I’ve always been confused by the fact that most OOP languages (or rather, C++) make you define private methods/members in the interface (by interface I mean the class declaration – seems like I was confused). Isn’t this showing the implementation details of the class and going against the idea of encapsulation?
Is there a good reason for this that I’ve been missing?
For C++ it’s an implementation issue.
The C++ compiler must be able to generate code that uses a class by only seeing the class declaration and not the implementation. One very important thing that is needed by the compiler is the size of an instance of the class because among other things C++ handles sub-objects in objects by embedding and not by storing a reference to a separate object. To be able to build an object (e.g.

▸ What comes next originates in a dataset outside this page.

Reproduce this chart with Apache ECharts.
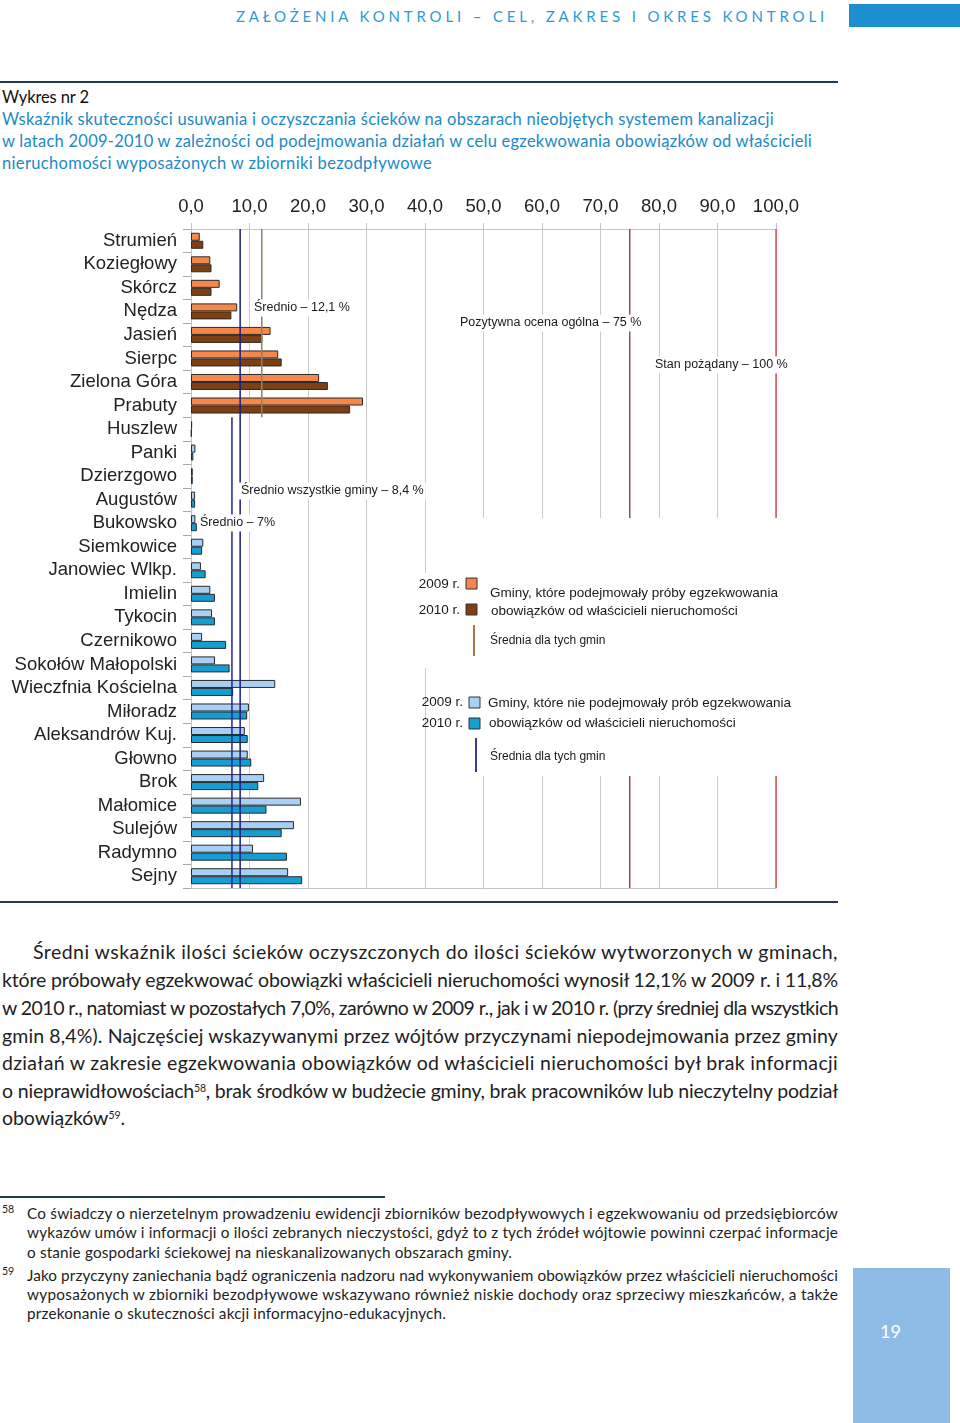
<!DOCTYPE html>
<html><head><meta charset="utf-8">
<script src="https://cdn.jsdelivr.net/npm/echarts@6/dist/echarts.min.js"></script>
<style>
html,body{margin:0;padding:0;background:#fff;}
body{width:960px;height:1423px;position:relative;overflow:hidden;font-family:Lato,"Open Sans",sans-serif;}
.t{position:absolute;white-space:nowrap;display:inline-block;}
.body{font-size:19.5px;line-height:24px;color:#1e1e1e;}
.fn{font-size:15.3px;line-height:18px;color:#1e1e1e;}
.ttl{font-size:16.5px;line-height:20px;color:#2189c6;}
sup{font-size:10.5px;line-height:0;vertical-align:6px;}
#chart{position:absolute;left:0;top:180px;width:960px;height:720px;}
</style></head><body>

<div class="t" data-w="592" style="left:236px;top:7px;font-size:15px;line-height:18px;color:#2d9ad5;">ZAŁOŻENIA KONTROLI – CEL, ZAKRES I OKRES KONTROLI</div>
<div style="position:absolute;left:849px;top:4px;width:111px;height:23px;background:#1b8fd2;"></div>
<div style="position:absolute;left:0;top:81px;width:838px;height:2px;background:#1e3a5a;"></div>

<div class="t" data-w="87" style="left:2px;top:87px;font-size:16.5px;line-height:20px;color:#111;">Wykres nr 2</div>
<div class="t ttl" data-w="772" style="left:2px;top:109px;">Wskaźnik skuteczności usuwania i oczyszczania ścieków na obszarach nieobjętych systemem kanalizacji</div>
<div class="t ttl" data-w="810" style="left:2px;top:131px;">w latach 2009-2010 w zależności od podejmowania działań w celu egzekwowania obowiązków od właścicieli</div>
<div class="t ttl" data-w="430" style="left:2px;top:153px;">nieruchomości wyposażonych w zbiorniki bezodpływowe</div>

<div id="chart"></div>

<div style="position:absolute;left:0;top:901px;width:838px;height:2px;background:#1e3a5a;"></div>

<div class="t body" data-w="805" style="left:33px;top:940px;">Średni wskaźnik ilości ścieków oczyszczonych do ilości ścieków wytworzonych w gminach,</div>
<div class="t body" data-w="836" style="left:2px;top:968px;">które próbowały egzekwować obowiązki właścicieli nieruchomości wynosił 12,1% w 2009 r. i 11,8%</div>
<div class="t body" data-w="836" style="left:2px;top:996px;">w 2010 r., natomiast w pozostałych 7,0%, zarówno w 2009 r., jak i w 2010 r. (przy średniej dla wszystkich</div>
<div class="t body" data-w="836" style="left:2px;top:1024px;">gmin 8,4%). Najczęściej wskazywanymi przez wójtów przyczynami niepodejmowania przez gminy</div>
<div class="t body" data-w="836" style="left:2px;top:1051px;">działań w zakresie egzekwowania obowiązków od właścicieli nieruchomości był brak informacji</div>
<div class="t body" data-w="836" style="left:2px;top:1079px;">o nieprawidłowościach<sup>58</sup>, brak środków w budżecie gminy, brak pracowników lub nieczytelny podział</div>
<div class="t body" data-w="123" style="left:2px;top:1106px;">obowiązków<sup>59</sup>.</div>

<div style="position:absolute;left:0;top:1196px;width:385px;height:1.5px;background:#1e3a5a;"></div>

<div class="t" style="left:2px;top:1203px;font-size:10.5px;line-height:12px;color:#1e1e1e;">58</div>
<div class="t fn" data-w="811" style="left:27px;top:1204px;">Co świadczy o nierzetelnym prowadzeniu ewidencji zbiorników bezodpływowych i egzekwowaniu od przedsiębiorców</div>
<div class="t fn" data-w="811" style="left:27px;top:1223px;">wykazów umów i informacji o ilości zebranych nieczystości, gdyż to z tych źródeł wójtowie powinni czerpać informacje</div>
<div class="t fn" data-w="485" style="left:27px;top:1243px;">o stanie gospodarki ściekowej na nieskanalizowanych obszarach gminy.</div>
<div class="t" style="left:2px;top:1265px;font-size:10.5px;line-height:12px;color:#1e1e1e;">59</div>
<div class="t fn" data-w="811" style="left:27px;top:1266px;">Jako przyczyny zaniechania bądź ograniczenia nadzoru nad wykonywaniem obowiązków przez właścicieli nieruchomości</div>
<div class="t fn" data-w="811" style="left:27px;top:1285px;">wyposażonych w zbiorniki bezodpływowe wskazywano również niskie dochody oraz sprzeciwy mieszkańców, a także</div>
<div class="t fn" data-w="419" style="left:27px;top:1304px;">przekonanie o skuteczności akcji informacyjno-edukacyjnych.</div>

<div style="position:absolute;left:853px;top:1268px;width:97px;height:155px;background:#8fbce6;"></div>
<div class="t" style="left:880px;top:1320px;font-size:18px;line-height:22px;color:#fff;">19</div>

<script>
// ---- data ----
const attemptedNames = ['Strumień','Koziegłowy','Skórcz','Nędza','Jasień','Sierpc','Zielona Góra','Prabuty'];
const attempted2009 = [1.5, 3.3, 4.9, 7.9, 13.6, 14.9, 21.9, 29.4];
const attempted2010 = [2.1, 3.5, 3.5, 6.9, 12.2, 15.5, 23.4, 27.2];
const notAttemptedNames = ['Huszlew','Panki','Dzierzgowo','Augustów','Bukowsko','Siemkowice','Janowiec Wlkp.','Imielin','Tykocin','Czernikowo','Sokołów Małopolski','Wieczfnia Kościelna','Miłoradz','Aleksandrów Kuj.','Głowno','Brok','Małomice','Sulejów','Radymno','Sejny'];
const notAttempted2009 = [0.2, 0.75, 0.3, 0.7, 0.75, 2.1, 1.7, 3.3, 3.6, 1.9, 4.1, 14.4, 9.9, 9.2, 9.7, 12.5, 18.8, 17.6, 10.6, 16.6];
const notAttempted2010 = [0.1, 0.4, 0.3, 0.7, 1.0, 1.9, 2.5, 4.1, 4.1, 6.0, 6.6, 7.2, 9.6, 9.7, 10.3, 11.5, 12.9, 15.5, 16.4, 19.0];
const avgAttempted = 12.1;
const avgAll = 8.4;
const avgNotAttempted = 7.0;
const positiveLevel = 75;
const targetLevel = 100;
const xTicks = {min: 0, max: 100, step: 10};

// ---- build ----
const categories = attemptedNames.concat(notAttemptedNames);
const nA = attemptedNames.length, nN = notAttemptedNames.length, nAll = categories.length;
const blankN = Array(nN).fill('-'), blankA = Array(nA).fill('-');

const barBase = {type: 'bar', barWidth: 8, barGap: '0%', z: 2, silent: true};
const border = {borderColor: '#2a2a2a', borderWidth: 1};
function vline(x, y0, y1, color, w) {
  return {type: 'line', xAxisIndex: 0, yAxisIndex: 1, data: [[x, y0], [x, y1]], symbol: 'none',
    lineStyle: {color: color, width: w}, z: 5, silent: true};
}

const chart = echarts.init(document.getElementById('chart'), null, {renderer: 'canvas'});
const F = '"Liberation Sans", Arial, sans-serif';
function ann(x, y, text) {
  return {type: 'text', x: x, y: y, z: 100, silent: true,
    style: {text: text, x: 0, y: 0, fill: '#1a1a1a', font: '12.5px ' + F, verticalAlign: 'middle', align: 'left', backgroundColor: '#fff', padding: [2, 2]}};
}
function lt(x, y, text, align, size) {
  return {type: 'text', x: x, y: y, z: 110, silent: true,
    style: {text: text, x: 0, y: 0, fill: '#1a1a1a', font: (size || 13.5) + 'px ' + F, verticalAlign: 'middle', align: align || 'left'}};
}
function sq(x, y, color) {
  return {type: 'rect', z: 110, silent: true, shape: {x: x, y: y, width: 11, height: 11}, style: {fill: color, stroke: '#333', lineWidth: 1}};
}
function ll(x, y0, y1, color) {
  return {type: 'line', z: 110, silent: true, shape: {x1: x, y1: y0, x2: x, y2: y1}, style: {stroke: color, lineWidth: 2}};
}
function wbox(x, y, w, h) {
  return {type: 'rect', z: 90, silent: true, shape: {x: x, y: y, width: w, height: h}, style: {fill: '#fff'}};
}

const option = {
  animation: false,
  backgroundColor: '#fff',
  grid: {left: 191, top: 49, width: 585, height: 659},
  xAxis: [
    {type: 'value', position: 'top', min: xTicks.min, max: xTicks.max, interval: xTicks.step,
      axisLine: {show: true, lineStyle: {color: '#c4c4c4'}},
      axisTick: {show: true, length: 6, lineStyle: {color: '#c4c4c4'}},
      axisLabel: {margin: 13, fontFamily: F, fontSize: 18.5, color: '#222', formatter: v => v.toFixed(1).replace('.', ',')},
      splitLine: {show: true, lineStyle: {color: '#cbcbcb'}}},
    {type: 'value', position: 'bottom', min: xTicks.min, max: xTicks.max,
      axisLine: {show: true, lineStyle: {color: '#c4c4c4'}}, axisTick: {show: false}, axisLabel: {show: false}, splitLine: {show: false}}
  ],
  yAxis: [
    {type: 'category', data: categories, inverse: true,
      axisLine: {show: true, lineStyle: {color: '#c4c4c4'}},
      axisTick: {show: true, length: 8, interval: 0, lineStyle: {color: '#aaaaaa'}},
      axisLabel: {margin: 14, interval: 0, fontFamily: F, fontSize: 18.5, color: '#222'}},
    {type: 'value', min: 0, max: nAll, inverse: true, show: false}
  ],
  series: [
    Object.assign({}, barBase, {name: '2009 a', stack: 'y2009', data: attempted2009.concat(blankN), itemStyle: Object.assign({color: '#f5874b'}, border)}),
    Object.assign({}, barBase, {name: '2009 n', stack: 'y2009', data: blankA.concat(notAttempted2009), itemStyle: Object.assign({color: '#a8d0f4'}, border)}),
    Object.assign({}, barBase, {name: '2010 a', stack: 'y2010', data: attempted2010.concat(blankN), itemStyle: Object.assign({color: '#7e3f12'}, border)}),
    Object.assign({}, barBase, {name: '2010 n', stack: 'y2010', data: blankA.concat(notAttempted2010), itemStyle: Object.assign({color: '#159ed2'}, border)}),
    vline(avgAttempted, 0, nA, '#8f8268', 1.5),
    vline(avgAll, 0, nAll, '#1c1c84', 1.5),
    vline(avgNotAttempted, nA, nAll, '#2323a0', 1.5),
    vline(positiveLevel, 0, nAll, '#8c5050', 1.5),
    vline(targetLevel, 0, nAll, '#e3262b', 1.2)
  ],
  graphic: [
    ann(252, 128, 'Średnio – 12,1 %'),
    ann(458, 143, 'Pozytywna ocena ogólna – 75 %'),
    ann(653, 185, 'Stan pożądany – 100 %'),
    ann(239, 311, 'Średnio wszystkie gminy – 8,4 %'),
    ann(198, 343, 'Średnio – 7%'),
    wbox(430, 338, 400, 258),
    wbox(414, 393, 420, 95),
    lt(460, 404, '2009 r.', 'right', 13.5), sq(466, 398, '#f5874b'),
    lt(460, 430, '2010 r.', 'right', 13.5), sq(466, 424, '#7e3f12'),
    lt(490, 413, 'Gminy, które podejmowały próby egzekwowania'),
    lt(491, 431, 'obowiązków od właścicieli nieruchomości'),
    ll(474, 445, 476, '#a07a45'),
    lt(490, 461, 'Średnia dla tych gmin', 'left', 12),
    lt(463, 522, '2009 r.', 'right', 13.5), sq(469, 517, '#a8d0f4'),
    lt(463, 543, '2010 r.', 'right', 13.5), sq(469, 538, '#159ed2'),
    lt(488, 523, 'Gminy, które nie podejmowały prób egzekwowania'),
    lt(489, 543, 'obowiązków od właścicieli nieruchomości'),
    ll(476, 558, 592, '#3c3c96'),
    lt(490, 577, 'Średnia dla tych gmin', 'left', 12)
  ]
};
chart.setOption(option);

function fit() {
  document.querySelectorAll('[data-w]').forEach(el => {
    const T = +el.dataset.w;
    el.style.letterSpacing = '0px';
    const w = el.getBoundingClientRect().width;
    const n = el.textContent.length;
    el.style.letterSpacing = ((T - w) / n) + 'px';
  });
}
fit();
if (document.fonts && document.fonts.ready) document.fonts.ready.then(fit);
</script>
</body></html>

struct X { Y y; Z z; }) the size of all sub-objects (e.g.YandZ) must be known in advance.A workaround for this problem is to use the “pimpl” pattern (also named the “compiler firewall” pattern) that allows you to keep all internal details hidden from the users of a class. This unfortunately carries some runtime extra cost with it but most the time it’s a negligible one. With this approach the public object will always have the size of a pointer and all data in the instance will be accessed using an extra indirection… the advantage is that you can add private data members and users of the class don’t need to be recompiled (and if your class is for example in a DLL this allows to maintain even binary compatibility).
Being able to declare just private methods (no data) in the implementation part would have been possible without any added complexity on the compiler, but C++ designer thought it was better to keep one single declaration for a class instead.
Actually even just adding a private method may affect the size of the a class instance in many implementations (e.g. if the private method is the only virtual one in the class).